Jun 14, 2016

The perfect Filet: Do's & Don'ts


Finding and crafting the perfect Filet Mignon is like, discovering a rare gem. 

People who overcook filets are bad people who cannot be trusted. I don't have much for you, as a well-done filet eater. 

But what I do have, is a particular set of skills. Skills I have acquired over a long career. Skills that make me a nightmare for people like you.

…… Sound familiar? J

In all seriousness, it has taken me a lot of filet-loving years to learn how to perfect this beautiful piece of beef. I have burned them, I have over-cooked them, I am ashamed to say I have eaten them well done.

The horror.

I promise, I have perfected this method and it will give you the perfect, medium rare, tender, flavorful, filet every single time.

Let’s talk about filets for a second.

You do want to season your filet. I go with my trusty old friends salt, pepper, and a little garlic powder. Rub it on real heavy so when you sear it, you get a nice crust. Also, use large grained salt and fresh ground peppercorns, the really contribute to the texture.




You don’t want to over season your filet. This piece of meat is so delicate and decadent, over seasoning it can overpower the flavors of the meat. Trust me, salt and pepper go a long way.

Do splurge on a nice piece of meat. Go to your local butcher and have him cut the filets for you. Whole Foods also has a lovely fresh selection of filets as well!

Don’t cook your meat cold. Let it rest at room temperature for at least half an hour prior to cooking.

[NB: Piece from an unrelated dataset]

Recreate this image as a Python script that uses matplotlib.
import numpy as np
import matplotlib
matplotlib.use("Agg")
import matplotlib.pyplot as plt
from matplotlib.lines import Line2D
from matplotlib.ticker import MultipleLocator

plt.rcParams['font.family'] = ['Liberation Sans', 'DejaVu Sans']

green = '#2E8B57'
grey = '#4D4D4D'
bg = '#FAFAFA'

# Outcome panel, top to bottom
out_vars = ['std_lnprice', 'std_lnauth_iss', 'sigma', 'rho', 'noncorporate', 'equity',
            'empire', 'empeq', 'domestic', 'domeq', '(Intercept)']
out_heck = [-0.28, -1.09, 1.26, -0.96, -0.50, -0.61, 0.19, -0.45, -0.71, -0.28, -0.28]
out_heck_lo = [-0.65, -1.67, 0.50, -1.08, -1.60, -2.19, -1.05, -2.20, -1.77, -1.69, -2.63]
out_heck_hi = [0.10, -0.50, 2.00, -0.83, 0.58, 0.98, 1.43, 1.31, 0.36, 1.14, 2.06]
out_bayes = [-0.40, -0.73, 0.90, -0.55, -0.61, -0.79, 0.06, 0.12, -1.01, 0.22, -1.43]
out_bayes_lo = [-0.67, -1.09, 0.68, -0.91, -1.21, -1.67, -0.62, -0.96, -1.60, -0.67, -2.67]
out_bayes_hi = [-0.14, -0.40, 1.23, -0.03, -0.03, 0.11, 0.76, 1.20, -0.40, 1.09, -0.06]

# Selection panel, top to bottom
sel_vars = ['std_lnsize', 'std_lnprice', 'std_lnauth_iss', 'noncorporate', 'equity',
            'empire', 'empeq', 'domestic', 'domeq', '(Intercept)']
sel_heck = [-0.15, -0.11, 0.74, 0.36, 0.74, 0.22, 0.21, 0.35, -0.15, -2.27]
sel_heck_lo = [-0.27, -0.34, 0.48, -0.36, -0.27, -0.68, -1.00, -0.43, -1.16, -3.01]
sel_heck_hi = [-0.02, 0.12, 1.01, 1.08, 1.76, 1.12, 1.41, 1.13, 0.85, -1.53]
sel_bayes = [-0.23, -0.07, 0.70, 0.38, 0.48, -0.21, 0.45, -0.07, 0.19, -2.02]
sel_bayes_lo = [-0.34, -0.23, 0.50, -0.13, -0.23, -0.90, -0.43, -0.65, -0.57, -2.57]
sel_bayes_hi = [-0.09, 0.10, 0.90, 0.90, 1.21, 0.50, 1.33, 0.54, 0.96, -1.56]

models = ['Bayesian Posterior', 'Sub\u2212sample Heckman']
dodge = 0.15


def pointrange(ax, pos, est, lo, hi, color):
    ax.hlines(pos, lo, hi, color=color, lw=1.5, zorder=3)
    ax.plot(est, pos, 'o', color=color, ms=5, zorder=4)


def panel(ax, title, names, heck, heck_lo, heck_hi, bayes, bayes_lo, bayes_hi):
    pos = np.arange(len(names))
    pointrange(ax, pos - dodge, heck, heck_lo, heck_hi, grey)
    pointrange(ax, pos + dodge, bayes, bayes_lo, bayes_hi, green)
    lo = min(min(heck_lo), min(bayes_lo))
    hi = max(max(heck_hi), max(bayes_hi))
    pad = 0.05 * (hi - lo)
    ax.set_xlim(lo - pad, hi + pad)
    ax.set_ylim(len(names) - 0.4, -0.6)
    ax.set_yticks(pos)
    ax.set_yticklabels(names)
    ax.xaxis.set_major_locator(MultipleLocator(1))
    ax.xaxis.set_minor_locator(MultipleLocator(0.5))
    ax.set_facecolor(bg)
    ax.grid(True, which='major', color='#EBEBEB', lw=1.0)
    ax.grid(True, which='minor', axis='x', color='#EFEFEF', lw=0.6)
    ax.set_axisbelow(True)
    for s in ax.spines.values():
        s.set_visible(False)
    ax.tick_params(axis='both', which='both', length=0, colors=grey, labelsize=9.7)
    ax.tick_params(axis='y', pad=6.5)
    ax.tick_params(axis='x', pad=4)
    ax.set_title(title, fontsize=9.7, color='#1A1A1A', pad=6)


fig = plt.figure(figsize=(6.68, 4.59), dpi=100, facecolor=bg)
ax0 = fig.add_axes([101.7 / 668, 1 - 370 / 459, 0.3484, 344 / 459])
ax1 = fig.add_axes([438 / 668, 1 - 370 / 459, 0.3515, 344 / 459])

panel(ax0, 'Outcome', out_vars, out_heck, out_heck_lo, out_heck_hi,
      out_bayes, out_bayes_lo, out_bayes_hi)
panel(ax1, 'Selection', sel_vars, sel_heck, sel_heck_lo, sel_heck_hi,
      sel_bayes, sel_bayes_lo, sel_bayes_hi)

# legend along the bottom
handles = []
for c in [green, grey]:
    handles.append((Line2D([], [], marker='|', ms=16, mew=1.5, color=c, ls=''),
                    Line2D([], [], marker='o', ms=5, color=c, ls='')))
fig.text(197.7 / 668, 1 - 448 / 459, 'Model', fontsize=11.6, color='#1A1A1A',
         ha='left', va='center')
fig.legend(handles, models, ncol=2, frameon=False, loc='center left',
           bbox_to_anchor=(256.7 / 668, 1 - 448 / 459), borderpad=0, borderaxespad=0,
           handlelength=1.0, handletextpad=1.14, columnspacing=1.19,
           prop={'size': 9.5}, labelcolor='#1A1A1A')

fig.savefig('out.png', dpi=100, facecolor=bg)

Do sear your filet in a roaring hot skillet full of smokey garlicy butter to get a good brown beautiful crusty sear.


There just aren't adequate adjectives to describe this.

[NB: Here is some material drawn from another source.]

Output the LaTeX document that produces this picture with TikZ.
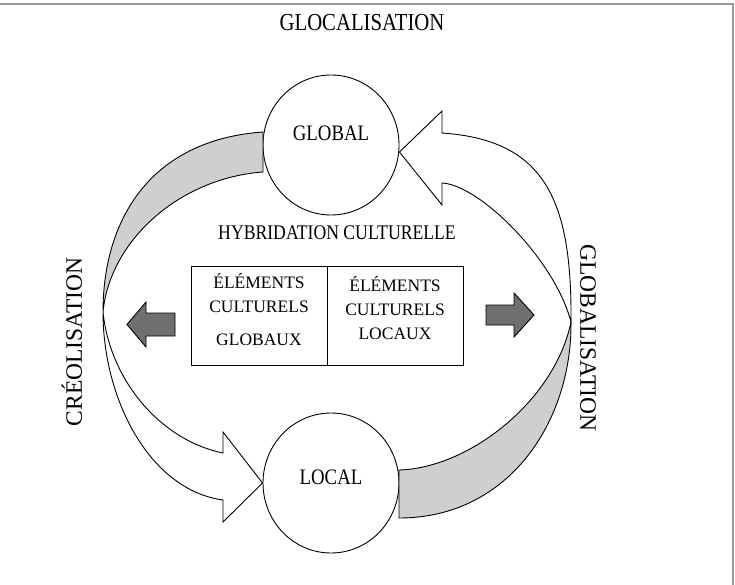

Don’t place your filet in the pan before the pan is burning hot. You will not get a good textured sear on the outside. Which is key.



Do pop your seared filet in a hot oven. This will cook the center perfectly.

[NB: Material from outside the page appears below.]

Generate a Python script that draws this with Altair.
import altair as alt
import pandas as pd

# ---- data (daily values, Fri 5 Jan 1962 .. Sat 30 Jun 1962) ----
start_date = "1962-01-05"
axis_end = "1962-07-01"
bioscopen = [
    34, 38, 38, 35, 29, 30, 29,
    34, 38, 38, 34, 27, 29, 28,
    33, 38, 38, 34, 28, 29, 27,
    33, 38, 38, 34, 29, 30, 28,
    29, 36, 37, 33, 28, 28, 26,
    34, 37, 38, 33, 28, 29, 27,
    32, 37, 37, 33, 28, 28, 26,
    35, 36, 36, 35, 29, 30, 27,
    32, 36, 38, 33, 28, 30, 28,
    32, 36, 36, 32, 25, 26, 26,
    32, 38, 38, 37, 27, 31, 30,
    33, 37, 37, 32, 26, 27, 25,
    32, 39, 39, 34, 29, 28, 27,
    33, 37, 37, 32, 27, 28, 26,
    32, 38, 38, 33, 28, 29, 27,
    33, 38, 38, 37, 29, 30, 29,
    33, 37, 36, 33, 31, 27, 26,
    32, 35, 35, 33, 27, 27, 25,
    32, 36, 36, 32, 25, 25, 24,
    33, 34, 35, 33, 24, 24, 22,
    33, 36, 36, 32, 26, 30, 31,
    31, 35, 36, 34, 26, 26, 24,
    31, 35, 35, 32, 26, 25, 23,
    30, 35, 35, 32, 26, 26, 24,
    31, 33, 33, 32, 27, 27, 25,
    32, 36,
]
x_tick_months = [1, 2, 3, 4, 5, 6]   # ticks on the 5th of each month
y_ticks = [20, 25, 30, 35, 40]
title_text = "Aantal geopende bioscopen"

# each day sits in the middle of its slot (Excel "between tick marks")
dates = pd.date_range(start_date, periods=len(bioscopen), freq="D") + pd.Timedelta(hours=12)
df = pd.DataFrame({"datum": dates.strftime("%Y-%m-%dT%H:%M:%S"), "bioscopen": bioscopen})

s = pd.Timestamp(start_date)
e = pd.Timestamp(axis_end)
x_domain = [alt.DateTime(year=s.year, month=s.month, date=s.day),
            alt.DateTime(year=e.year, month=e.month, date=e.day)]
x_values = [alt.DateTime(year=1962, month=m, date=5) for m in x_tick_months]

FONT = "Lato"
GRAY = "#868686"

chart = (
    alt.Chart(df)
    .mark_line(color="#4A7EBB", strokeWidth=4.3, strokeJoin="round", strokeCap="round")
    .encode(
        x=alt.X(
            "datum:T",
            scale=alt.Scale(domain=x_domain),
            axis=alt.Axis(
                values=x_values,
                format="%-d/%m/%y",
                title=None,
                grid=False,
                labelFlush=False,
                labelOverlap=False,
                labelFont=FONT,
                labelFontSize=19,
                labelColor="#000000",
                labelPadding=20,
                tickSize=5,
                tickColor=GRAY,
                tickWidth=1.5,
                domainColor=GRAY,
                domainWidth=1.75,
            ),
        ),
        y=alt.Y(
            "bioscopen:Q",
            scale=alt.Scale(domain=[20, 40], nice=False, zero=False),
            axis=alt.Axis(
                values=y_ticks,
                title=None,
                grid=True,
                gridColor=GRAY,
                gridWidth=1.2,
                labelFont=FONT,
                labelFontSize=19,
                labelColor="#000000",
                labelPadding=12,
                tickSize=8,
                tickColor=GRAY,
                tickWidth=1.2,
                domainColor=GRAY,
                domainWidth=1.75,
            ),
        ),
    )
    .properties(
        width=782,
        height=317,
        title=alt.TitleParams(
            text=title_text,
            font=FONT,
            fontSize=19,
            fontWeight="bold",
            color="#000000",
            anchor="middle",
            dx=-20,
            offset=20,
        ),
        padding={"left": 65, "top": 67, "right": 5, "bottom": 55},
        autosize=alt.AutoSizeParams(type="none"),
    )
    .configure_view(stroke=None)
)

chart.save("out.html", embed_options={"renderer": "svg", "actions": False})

Don’t slice into your filet as soon as it comes out of the oven… let it rest! Leave it be. I know it is so tempting to slice right in once it comes out, but letting the meat rest will help it stay tender and hold in the heavy juices & flavors. Most importantly, it continues to cook after coming out of the oven, which brings me to my next point..

Do use a meat thermometer. You may think you don’t need one or you can wing it on your own, but I promise, it is the only way to ensure you aren’t overcooking it! I recently bought myself an electronic one like this one and I absolutely love it. I even take it on vacation with me. ….is that normal?

Lastly, serve your filet with some beautiful sides! Baked potato is required. Mushrooms optional but perfect, too.



I hope these tips send you on your way to filet heaven. Just remember, it really takes trial and error. 



DO keep trying! It's worth it, I promise  :)


XO



Full Recipe:

1.      Preheat your oven to 475 degrees.
2.      Rub your filet generously with salt, pepper, and garlic powder.
3.      Heat a non-stick skillet with two tablespoons of butter. (real, real hot, bubbly)
4.      Lay one side of your filet in the hot skillet. Do not touch/or move the meat. Let it sear in the butter  for two minutes.
5.      Flip your filet and sear the other side for two minutes in the hot butter.
6.      Place your filets in the hot over (you can move them to a baking sheet with foil, or put them in the oven in the skillet they are already cooking in) for 8 minutes.
7.      Use a meat thermometer to check the center, pull the steak out at about 130-135, let rest to ultimately reach 140 degrees, or medium rare.
8.      Pair with baked potato the size of your head.